My son died and I have been transformed by the experience. I am better and worse for having carried our son, to have been the source of his life, to have given birth to death. I love my children more. It is difficult to imagine the mother-love that is intensified by death - but it is. Ordinary mother-love is more than enough to nurture a child. Baby-lost mother-love is the ordinary variety on crack. I'm not saying that's all good, and certainly not worth the cost to find. And yet I know now that I didn't really know the depth of my love for my children before Noah died.
And as I mentioned before, I feel shell-shocked. I don't feel like life is as safe as I did before. I feel less capable of protecting my children.
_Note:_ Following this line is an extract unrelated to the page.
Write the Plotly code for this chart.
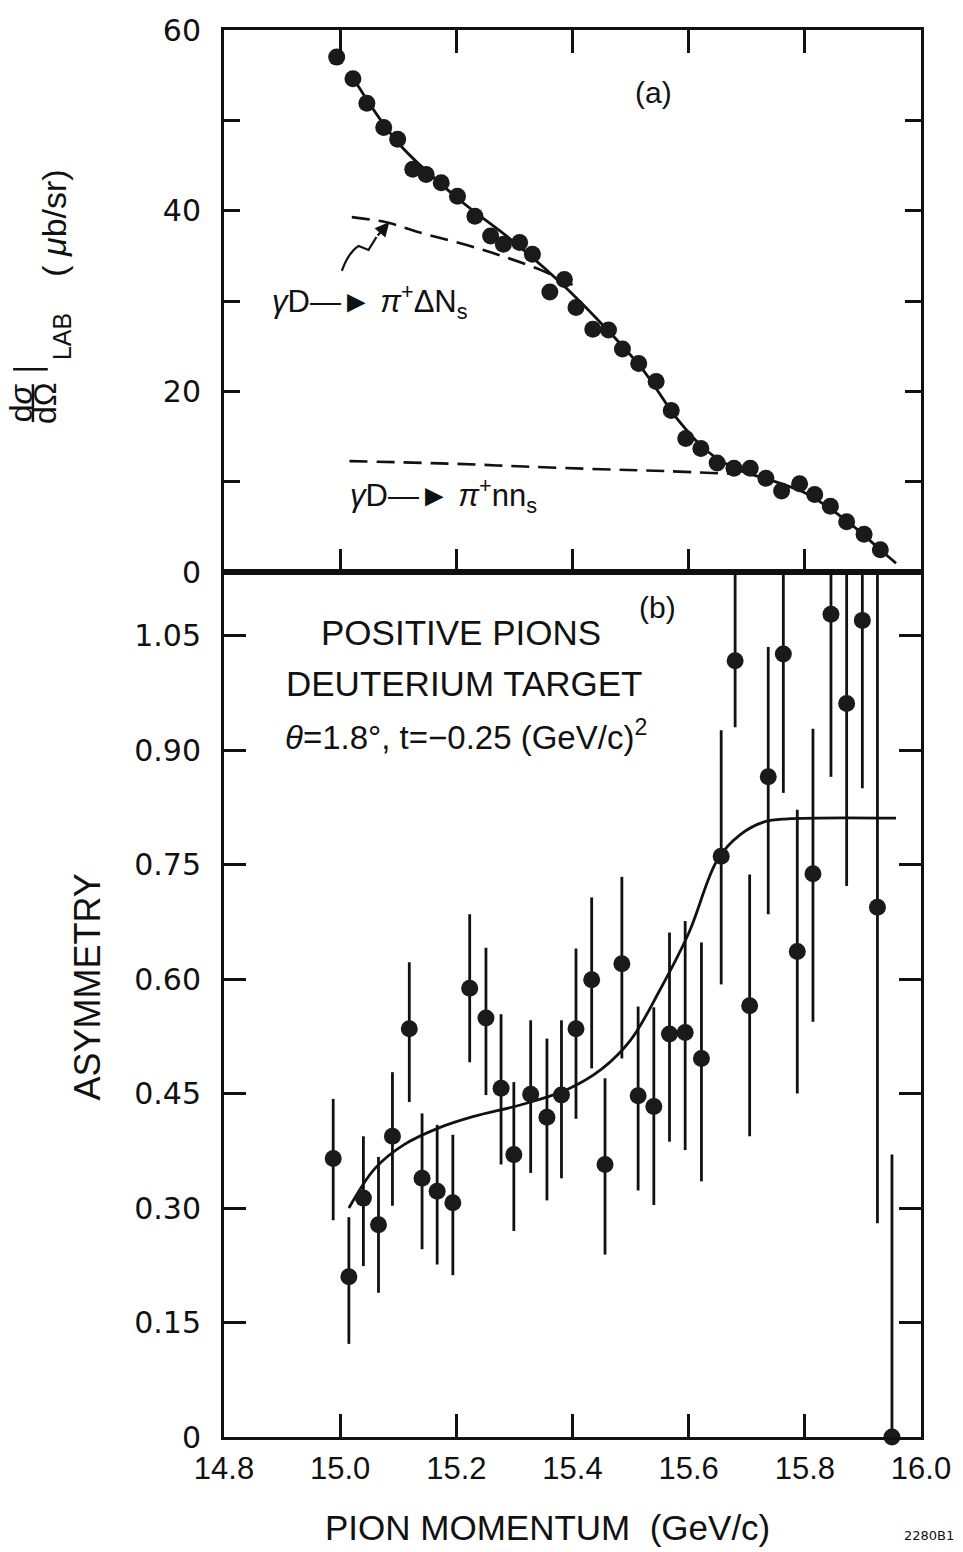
import plotly.graph_objects as go

# ---------------- data ----------------
# panel (a): differential cross section
a_x = [14.994, 15.022, 15.046, 15.075, 15.099, 15.125, 15.148, 15.174, 15.202, 15.232,
       15.259, 15.281, 15.309, 15.331, 15.361, 15.386, 15.406, 15.435, 15.462, 15.486,
       15.514, 15.544, 15.570, 15.595, 15.621, 15.649, 15.678, 15.706, 15.733, 15.760,
       15.791, 15.817, 15.844, 15.872, 15.902, 15.930]
a_y = [57.0, 54.6, 51.9, 49.2, 47.9, 44.6, 44.0, 43.1, 41.6, 39.4,
       37.2, 36.3, 36.5, 35.2, 31.0, 32.4, 29.3, 26.9, 26.8, 24.7,
       23.1, 21.1, 17.9, 14.8, 13.7, 12.1, 11.5, 11.5, 10.4, 9.0,
       9.8, 8.6, 7.3, 5.6, 4.2, 2.5]

# solid fit curve through panel (a)
a_fit_x = [15.028, 15.10, 15.20, 15.30, 15.38, 15.45, 15.52, 15.58, 15.63, 15.68,
           15.75, 15.80, 15.87, 15.93, 15.957]
a_fit_y = [54.1, 47.5, 41.5, 36.5, 32.0, 27.5, 22.5, 17.0, 13.5, 11.5,
           10.0, 8.8, 5.8, 2.5, 1.0]

# dashed curve  gamma D -> pi+ Delta N_s
dN_x = [15.020, 15.081, 15.137, 15.218, 15.283, 15.347, 15.400]
dN_y = [39.3, 38.7, 37.6, 36.2, 34.9, 33.4, 31.8]

# dashed curve  gamma D -> pi+ n n_s
nn_x = [15.016, 15.20, 15.317, 15.45, 15.56, 15.670]
nn_y = [12.3, 12.0, 11.7, 11.4, 11.2, 10.9]

# panel (b): asymmetry
b_x = [14.988, 15.015, 15.040, 15.066, 15.090, 15.119, 15.141, 15.167, 15.194, 15.223,
       15.251, 15.277, 15.299, 15.328, 15.356, 15.381, 15.406, 15.433, 15.456, 15.485,
       15.513, 15.540, 15.567, 15.594, 15.622, 15.656, 15.680, 15.705, 15.737, 15.763,
       15.787, 15.814, 15.845, 15.872, 15.899, 15.925, 15.950]
b_y = [0.365, 0.210, 0.313, 0.278, 0.394, 0.535, 0.339, 0.322, 0.307, 0.588,
       0.549, 0.457, 0.370, 0.449, 0.419, 0.448, 0.535, 0.599, 0.357, 0.620,
       0.447, 0.433, 0.528, 0.530, 0.496, 0.761, 1.017, 0.565, 0.865, 1.026,
       0.636, 0.738, 1.078, 0.961, 1.070, 0.694, 0.0]
b_err_up = [0.078, 0.078, 0.081, 0.089, 0.084, 0.087, 0.085, 0.087, 0.089, 0.097,
            0.092, 0.097, 0.095, 0.097, 0.103, 0.098, 0.105, 0.108, 0.113, 0.114,
            0.117, 0.130, 0.133, 0.146, 0.152, 0.165, 0.116, 0.172, 0.170, 0.107,
            0.186, 0.190, 0.055, 0.172, 0.063, 0.439, 0.370]
b_err_dn = [0.081, 0.088, 0.089, 0.089, 0.091, 0.096, 0.093, 0.096, 0.095, 0.097,
            0.101, 0.100, 0.100, 0.103, 0.109, 0.109, 0.118, 0.116, 0.118, 0.124,
            0.124, 0.129, 0.141, 0.154, 0.161, 0.168, 0.087, 0.171, 0.180, 0.182,
            0.186, 0.194, 0.213, 0.239, 0.220, 0.414, 0.0]

# solid curve through panel (b)
b_fit_x = [15.015, 15.06, 15.11, 15.17, 15.23, 15.31, 15.39, 15.45, 15.50, 15.55,
           15.60, 15.65, 15.69, 15.73, 15.77, 15.957]
b_fit_y = [0.300, 0.352, 0.383, 0.405, 0.420, 0.435, 0.455, 0.482, 0.520, 0.585,
           0.660, 0.757, 0.790, 0.806, 0.810, 0.811]

x_ticks = [14.8, 15.0, 15.2, 15.4, 15.6, 15.8, 16.0]
x_ticktext = ["14.8", "15.0", "15.2", "15.4", "15.6", "15.8", "16.0"]
ya_ticks = [0, 10, 20, 30, 40, 50, 60]
ya_ticktext = ["0", "", "20", "", "40", "", "60"]
yb_ticks = [0, 0.15, 0.30, 0.45, 0.60, 0.75, 0.90, 1.05]
yb_ticktext = ["0", "0.15", "0.30", "0.45", "0.60", "0.75", "0.90", "1.05"]

# ---------------- layout geometry ----------------
W, H = 963, 1552
L, R, T, B = 224, 928, 23, 1437
SPLIT = 568
f = (B - SPLIT) / (B - T)


def px(x):
    return (x - L) / (R - L)


def py(y):
    return (B - y) / (B - T)


FONT = "Liberation Sans, Arial, sans-serif"
BLACK = "#111111"

fig = go.Figure()

# panel (a)
fig.add_trace(go.Scatter(x=a_fit_x, y=a_fit_y, mode="lines", xaxis="x2", yaxis="y2",
                         line=dict(color=BLACK, width=2.8, shape="spline"), showlegend=False))
fig.add_trace(go.Scatter(x=dN_x, y=dN_y, mode="lines", xaxis="x2", yaxis="y2",
                         line=dict(color=BLACK, width=2.6, shape="spline", dash="18px,9px"),
                         showlegend=False))
fig.add_trace(go.Scatter(x=nn_x, y=nn_y, mode="lines", xaxis="x2", yaxis="y2",
                         line=dict(color=BLACK, width=2.6, shape="spline", dash="18px,9px"),
                         showlegend=False))
fig.add_trace(go.Scatter(x=a_x, y=a_y, mode="markers", xaxis="x2", yaxis="y2",
                         marker=dict(color="#1a1a1a", size=17, line=dict(width=0)),
                         showlegend=False, cliponaxis=False))

# panel (b)
fig.add_trace(go.Scatter(x=b_fit_x, y=b_fit_y, mode="lines", xaxis="x", yaxis="y",
                         line=dict(color=BLACK, width=2.8, shape="spline"), showlegend=False))
fig.add_trace(go.Scatter(x=b_x, y=b_y, mode="markers", xaxis="x", yaxis="y",
                         marker=dict(color="#1a1a1a", size=17, line=dict(width=0)),
                         error_y=dict(type="data", symmetric=False, array=b_err_up,
                                      arrayminus=b_err_dn, color=BLACK, thickness=2.8, width=0),
                         showlegend=False, cliponaxis=False))

axis_common = dict(showline=True, linecolor=BLACK, linewidth=3, showgrid=False,
                   zeroline=False, ticks="inside", tickcolor=BLACK, tickwidth=2.5)

fig.update_layout(
    width=W, height=H,
    margin=dict(l=L, r=W - R, t=T, b=H - B),
    paper_bgcolor="white", plot_bgcolor="white",
    font=dict(family=FONT, color=BLACK),
    xaxis=dict(domain=[0, 1], range=[14.8, 16.0], anchor="y", tickvals=x_ticks,
               ticktext=x_ticktext, ticklen=23, mirror=True,
               tickfont=dict(size=31, family=FONT), ticklabelstandoff=2, **axis_common),
    yaxis=dict(domain=[0, f], range=[0, 1.133], anchor="x", tickvals=yb_ticks,
               ticktext=yb_ticktext, ticklen=22, mirror="ticks",
               tickfont=dict(size=30, family="DejaVu Sans, sans-serif"),
               ticklabelstandoff=14, **axis_common),
    xaxis2=dict(domain=[0, 1], range=[14.8, 16.0], anchor="y2", matches="x",
                tickvals=x_ticks, showticklabels=False, ticklen=23, mirror="ticks",
                **axis_common),
    yaxis2=dict(domain=[f, 1], range=[0, 60], anchor="x2", tickvals=ya_ticks,
                ticktext=ya_ticktext, ticklen=16, mirror="ticks",
                tickfont=dict(size=30, family="DejaVu Sans, sans-serif"),
                ticklabelstandoff=14, **axis_common),
)


def note(text, x, y, size=30, angle=0, family=FONT, xanchor="center"):
    fig.add_annotation(text=text, x=px(x), y=py(y), xref="paper", yref="paper",
                       showarrow=False, textangle=angle, xanchor=xanchor, yanchor="middle",
                       font=dict(size=size, family=family, color=BLACK))


# panel labels and texts
note("(a)", 658, 86, size=30)
note("(b)", 662, 603, size=30)
note("POSITIVE PIONS", 463, 628, size=35)
note("DEUTERIUM TARGET", 467, 680, size=35)
note("<i>θ</i>=1.8°, t=−0.25 (GeV/c)<sup>2</sup>", 468, 732, size=33)
note("<i>γ</i>D—►<i> π</i><sup>+</sup>ΔN<sub>s</sub>", 270, 296, size=31, xanchor="left")
note("<i>γ</i>D—►<i> π</i><sup>+</sup>nn<sub>s</sub>", 349, 491, size=31, xanchor="left")

# axis titles
note("PION MOMENTUM  (GeV/c)", 551, 1528, size=35)
note("ASYMMETRY", 86, 985, size=36, angle=-90)
note("2280B1", 936, 1536, size=13, family="DejaVu Sans, sans-serif")

# y title for panel (a): d sigma / d Omega |_LAB (mu b/sr)
note("d<i>σ</i>", 19, 398, size=32, angle=-90)
note("dΩ", 43, 398, size=32, angle=-90)
note("LAB", 61, 331, size=25, angle=-90)
note("( <i>μ</i>b/sr)", 52, 217, size=34, angle=-90)
fig.add_shape(type="line", xref="paper", yref="paper", x0=px(31), x1=px(31),
              y0=py(379), y1=py(417), line=dict(color=BLACK, width=2.5))
fig.add_shape(type="line", xref="paper", yref="paper", x0=px(11), x1=px(46),
              y0=py(364), y1=py(364), line=dict(color=BLACK, width=2.5))

# squiggly arrow pointing to the dashed curve
fig.add_shape(type="path", xref="paper", yref="paper",
              path=(f"M {px(343)} {py(265)} Q {px(350)} {py(246)} {px(360)} {py(240)} "
                    f"L {px(370)} {py(244)} L {px(378)} {py(231)}"),
              line=dict(color=BLACK, width=2.2))
fig.add_annotation(x=px(391), y=py(216), xref="paper", yref="paper", showarrow=True,
                   ax=-13, ay=15, arrowhead=2, arrowsize=1.3, arrowwidth=2.2,
                   arrowcolor=BLACK, text="")

fig.write_html("out.html")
I don't feel that our hard work and the force of our convictions can always keep us afloat or safe. I feel the pull of forces completely out of my control, conspiring with my own exhaustion to drag me under. Perpetually treading water, waiting for the sharks...... Of course Noah’s death was only one of the bombs that found our family.
So I am different, but I am still a human mother. I love my children beyond reason. My mind sees in technicolor what intuition only hinted at before - that I would give my life in a second for all three of my living children. I would do it gladly if asked. But I am still a human mother and my kids bug me sometimes. They dump toys and refuse to pick them up. They fight with each other. They scream and have tantrums sometimes. They tell fibs and help themselves to quarters out of my wallet that I've told them 20 times to leave alone. Potty training has taken well over a year. And I'm tired. So sometimes I feel frustrated. Sometimes - perhaps even most of the time - I feel overwhelmed. And sometimes I raise my voice. And sometimes I complain about the beloved children I would die for.
Losing a child has trasformed me - but not into a saint. I am still a human mother.